» **COLLECTED MATERIAL**
╭──

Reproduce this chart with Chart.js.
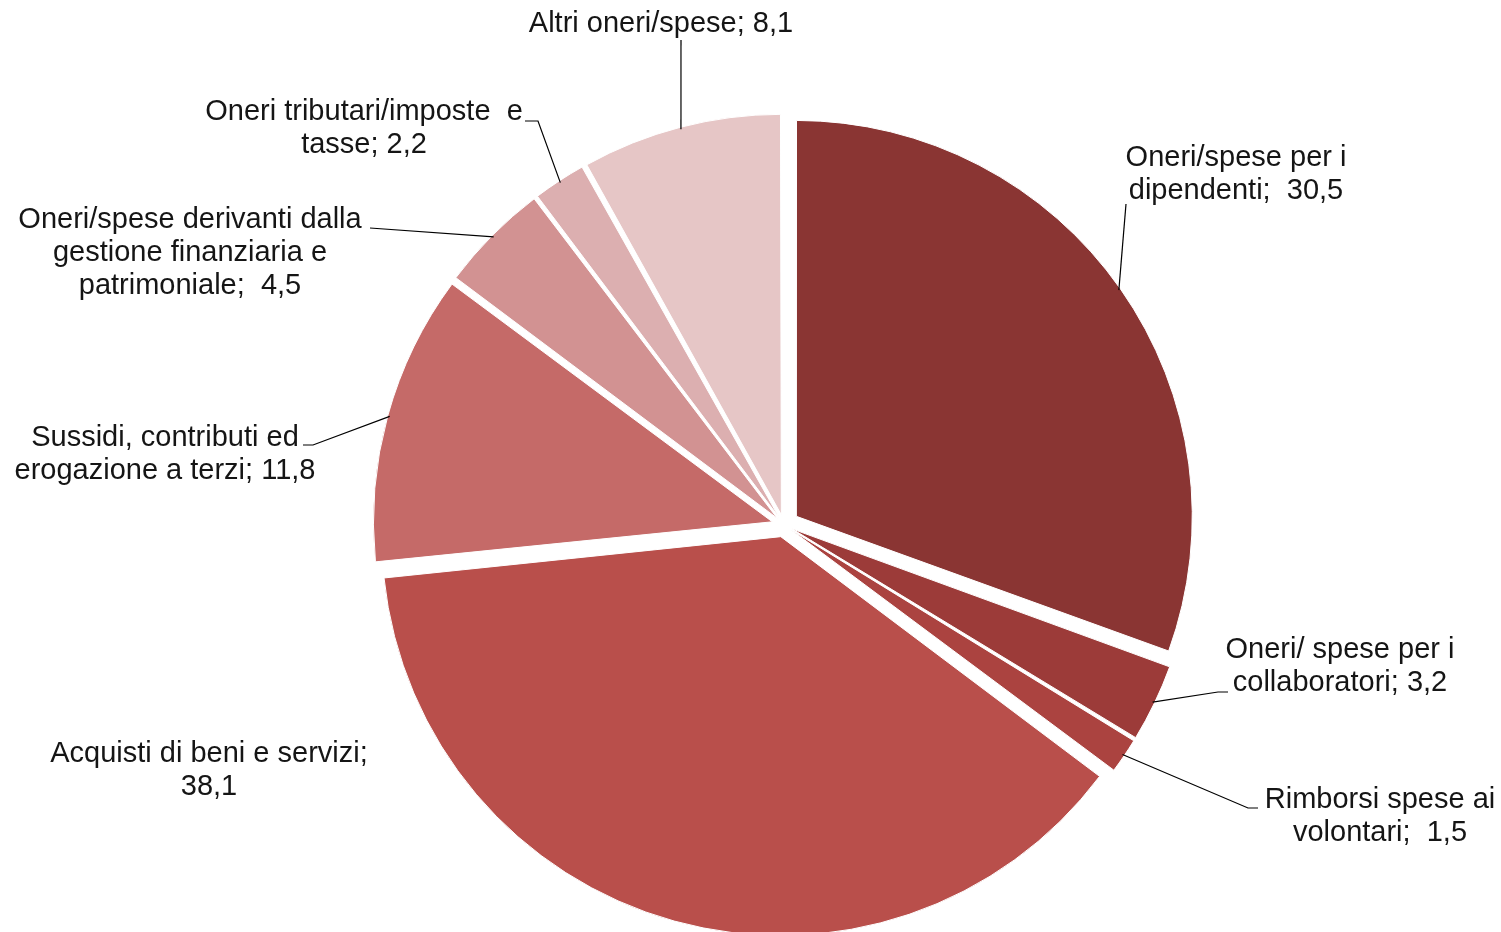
<!DOCTYPE html>
<html>
<head>
<meta charset="utf-8">
<script src="https://cdn.jsdelivr.net/npm/chart.js@4/dist/chart.umd.min.js"></script>
<style>
  html, body { margin: 0; padding: 0; background: #ffffff; }
  #wrap { width: 1501px; height: 932px; position: relative; }
</style>
</head>
<body>
<div id="wrap"><canvas id="c" width="1501" height="932"></canvas></div>
<script>
// ---- data ----
const categories = [
  "Oneri/spese per i dipendenti",
  "Oneri/ spese per i collaboratori",
  "Rimborsi spese ai volontari",
  "Acquisti di beni e servizi",
  "Sussidi, contributi ed erogazione a terzi",
  "Oneri/spese derivanti dalla gestione finanziaria e patrimoniale",
  "Oneri tributari/imposte e tasse",
  "Altri oneri/spese"
];
const values = [30.5, 3.2, 1.5, 38.1, 11.8, 4.5, 2.2, 8.1];
const valueLabels = ["30,5", "3,2", "1,5", "38,1", "11,8", "4,5", "2,2", "8,1"];
const labelLines = [
  ["Oneri/spese per i", "dipendenti;  30,5"],
  ["Oneri/ spese per i", "collaboratori; 3,2"],
  ["Rimborsi spese ai", "volontari;  1,5"],
  ["Acquisti di beni e servizi;", "38,1"],
  ["Sussidi, contributi ed", "erogazione a terzi; 11,8"],
  ["Oneri/spese derivanti dalla", "gestione finanziaria e", "patrimoniale;  4,5"],
  ["Oneri tributari/imposte  e", "tasse; 2,2"],
  ["Altri oneri/spese; 8,1"]
];

// ---- styles / layout (not data) ----
const colors = ["#8a3533", "#9c3b39", "#ab4340", "#b94f4b", "#c56a68", "#d29292", "#dcafb0", "#e6c6c6"];
const explodePx = 16;       // uniform explosion distance in pixels
const pieRadius = 395;
// label layout: text centre x, first line middle y, leader path points (from text toward slice)
const labelLayout = [
  { x: 1236, y: 158, path: [[1126, 204]] },
  { x: 1340, y: 650, path: [[1228, 692], [1218, 692]] },
  { x: 1380, y: 800, path: [[1258, 808], [1248, 808]] },
  { x: 209,  y: 754, path: null },
  { x: 165,  y: 438, path: [[303, 445], [313, 445]] },
  { x: 190,  y: 220, path: [[370, 228]] },
  { x: 364,  y: 112, path: [[525, 121], [538, 121]] },
  { x: 661,  y: 24,  path: [[681, 40]] }
];
const lineHeight = 33;
const labelFont = '29px "Liberation Sans", Arial, sans-serif';

// Convert desired pixel explosion into Chart.js v4 arc offset
const total = values.reduce((a, b) => a + b, 0);
const offsets = values.map(v => {
  const circ = v / total * Math.PI * 2;
  const fix = 1 - Math.sin(Math.min(Math.PI, circ));
  return 4 * explodePx / (1 + fix);
});

function arcShift(el) {
  const circ = el.endAngle - el.startAngle;
  const fix = 1 - Math.sin(Math.min(Math.PI, circ));
  const off = (el.options.offset || 0) / 4;
  return off * (1 + fix);
}

const labelPlugin = {
  id: 'pieLabels',
  afterDraw(chart) {
    const ctx = chart.ctx;
    const meta = chart.getDatasetMeta(0);
    ctx.save();
    ctx.font = labelFont;
    ctx.fillStyle = '#151515';
    ctx.textAlign = 'center';
    ctx.textBaseline = 'middle';
    meta.data.forEach((el, i) => {
      const lay = labelLayout[i];
      labelLines[i].forEach((t, k) => {
        ctx.fillText(t, lay.x, lay.y + k * lineHeight);
      });
      if (lay.path) {
        const mid = (el.startAngle + el.endAngle) / 2;
        const sh = arcShift(el);
        const ax = el.x + Math.cos(mid) * (sh + el.outerRadius - 2);
        const ay = el.y + Math.sin(mid) * (sh + el.outerRadius - 2);
        ctx.beginPath();
        ctx.strokeStyle = '#000000';
        ctx.lineWidth = 1.2;
        ctx.moveTo(lay.path[0][0], lay.path[0][1]);
        for (let k = 1; k < lay.path.length; k++) ctx.lineTo(lay.path[k][0], lay.path[k][1]);
        ctx.lineTo(ax, ay);
        ctx.stroke();
      }
    });
    ctx.restore();
  }
};

new Chart(document.getElementById('c'), {
  type: 'pie',
  data: {
    labels: categories,
    datasets: [{
      data: values,
      backgroundColor: colors,
      borderColor: '#ffffff',
      borderWidth: 1,
      offset: offsets,
      hoverOffset: 0
    }]
  },
  options: {
    responsive: false,
    animation: false,
    radius: pieRadius,
    layout: { padding: { left: 67, right: 0, top: 118, bottom: 0 } },
    plugins: {
      legend: { display: false },
      tooltip: { enabled: false },
      title: { display: false }
    }
  },
  plugins: [labelPlugin]
});
</script>
</body>
</html>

╰──

» **WHAT TO PRODUCE**
Transcribe the material as is, with images omitted.

» **THE RESULT**
Reproduce this chart with Chart.js.
<!DOCTYPE html>
<html>
<head>
<meta charset="utf-8">
<script src="https://cdn.jsdelivr.net/npm/chart.js@4/dist/chart.umd.min.js"></script>
<style>
  html, body { margin: 0; padding: 0; background: #ffffff; }
  #wrap { width: 1501px; height: 932px; position: relative; }
</style>
</head>
<body>
<div id="wrap"><canvas id="c" width="1501" height="932"></canvas></div>
<script>
// ---- data ----
const categories = [
  "Oneri/spese per i dipendenti",
  "Oneri/ spese per i collaboratori",
  "Rimborsi spese ai volontari",
  "Acquisti di beni e servizi",
  "Sussidi, contributi ed erogazione a terzi",
  "Oneri/spese derivanti dalla gestione finanziaria e patrimoniale",
  "Oneri tributari/imposte e tasse",
  "Altri oneri/spese"
];
const values = [30.5, 3.2, 1.5, 38.1, 11.8, 4.5, 2.2, 8.1];
const valueLabels = ["30,5", "3,2", "1,5", "38,1", "11,8", "4,5", "2,2", "8,1"];
const labelLines = [
  ["Oneri/spese per i", "dipendenti;  30,5"],
  ["Oneri/ spese per i", "collaboratori; 3,2"],
  ["Rimborsi spese ai", "volontari;  1,5"],
  ["Acquisti di beni e servizi;", "38,1"],
  ["Sussidi, contributi ed", "erogazione a terzi; 11,8"],
  ["Oneri/spese derivanti dalla", "gestione finanziaria e", "patrimoniale;  4,5"],
  ["Oneri tributari/imposte  e", "tasse; 2,2"],
  ["Altri oneri/spese; 8,1"]
];

// ---- styles / layout (not data) ----
const colors = ["#8a3533", "#9c3b39", "#ab4340", "#b94f4b", "#c56a68", "#d29292", "#dcafb0", "#e6c6c6"];
const explodePx = 16;       // uniform explosion distance in pixels
const pieRadius = 395;
// label layout: text centre x, first line middle y, leader path points (from text toward slice)
const labelLayout = [
  { x: 1236, y: 158, path: [[1126, 204]] },
  { x: 1340, y: 650, path: [[1228, 692], [1218, 692]] },
  { x: 1380, y: 800, path: [[1258, 808], [1248, 808]] },
  { x: 209,  y: 754, path: null },
  { x: 165,  y: 438, path: [[303, 445], [313, 445]] },
  { x: 190,  y: 220, path: [[370, 228]] },
  { x: 364,  y: 112, path: [[525, 121], [538, 121]] },
  { x: 661,  y: 24,  path: [[681, 40]] }
];
const lineHeight = 33;
const labelFont = '29px "Liberation Sans", Arial, sans-serif';

// Convert desired pixel explosion into Chart.js v4 arc offset
const total = values.reduce((a, b) => a + b, 0);
const offsets = values.map(v => {
  const circ = v / total * Math.PI * 2;
  const fix = 1 - Math.sin(Math.min(Math.PI, circ));
  return 4 * explodePx / (1 + fix);
});

function arcShift(el) {
  const circ = el.endAngle - el.startAngle;
  const fix = 1 - Math.sin(Math.min(Math.PI, circ));
  const off = (el.options.offset || 0) / 4;
  return off * (1 + fix);
}

const labelPlugin = {
  id: 'pieLabels',
  afterDraw(chart) {
    const ctx = chart.ctx;
    const meta = chart.getDatasetMeta(0);
    ctx.save();
    ctx.font = labelFont;
    ctx.fillStyle = '#151515';
    ctx.textAlign = 'center';
    ctx.textBaseline = 'middle';
    meta.data.forEach((el, i) => {
      const lay = labelLayout[i];
      labelLines[i].forEach((t, k) => {
        ctx.fillText(t, lay.x, lay.y + k * lineHeight);
      });
      if (lay.path) {
        const mid = (el.startAngle + el.endAngle) / 2;
        const sh = arcShift(el);
        const ax = el.x + Math.cos(mid) * (sh + el.outerRadius - 2);
        const ay = el.y + Math.sin(mid) * (sh + el.outerRadius - 2);
        ctx.beginPath();
        ctx.strokeStyle = '#000000';
        ctx.lineWidth = 1.2;
        ctx.moveTo(lay.path[0][0], lay.path[0][1]);
        for (let k = 1; k < lay.path.length; k++) ctx.lineTo(lay.path[k][0], lay.path[k][1]);
        ctx.lineTo(ax, ay);
        ctx.stroke();
      }
    });
    ctx.restore();
  }
};

new Chart(document.getElementById('c'), {
  type: 'pie',
  data: {
    labels: categories,
    datasets: [{
      data: values,
      backgroundColor: colors,
      borderColor: '#ffffff',
      borderWidth: 1,
      offset: offsets,
      hoverOffset: 0
    }]
  },
  options: {
    responsive: false,
    animation: false,
    radius: pieRadius,
    layout: { padding: { left: 67, right: 0, top: 118, bottom: 0 } },
    plugins: {
      legend: { display: false },
      tooltip: { enabled: false },
      title: { display: false }
    }
  },
  plugins: [labelPlugin]
});
</script>
</body>
</html>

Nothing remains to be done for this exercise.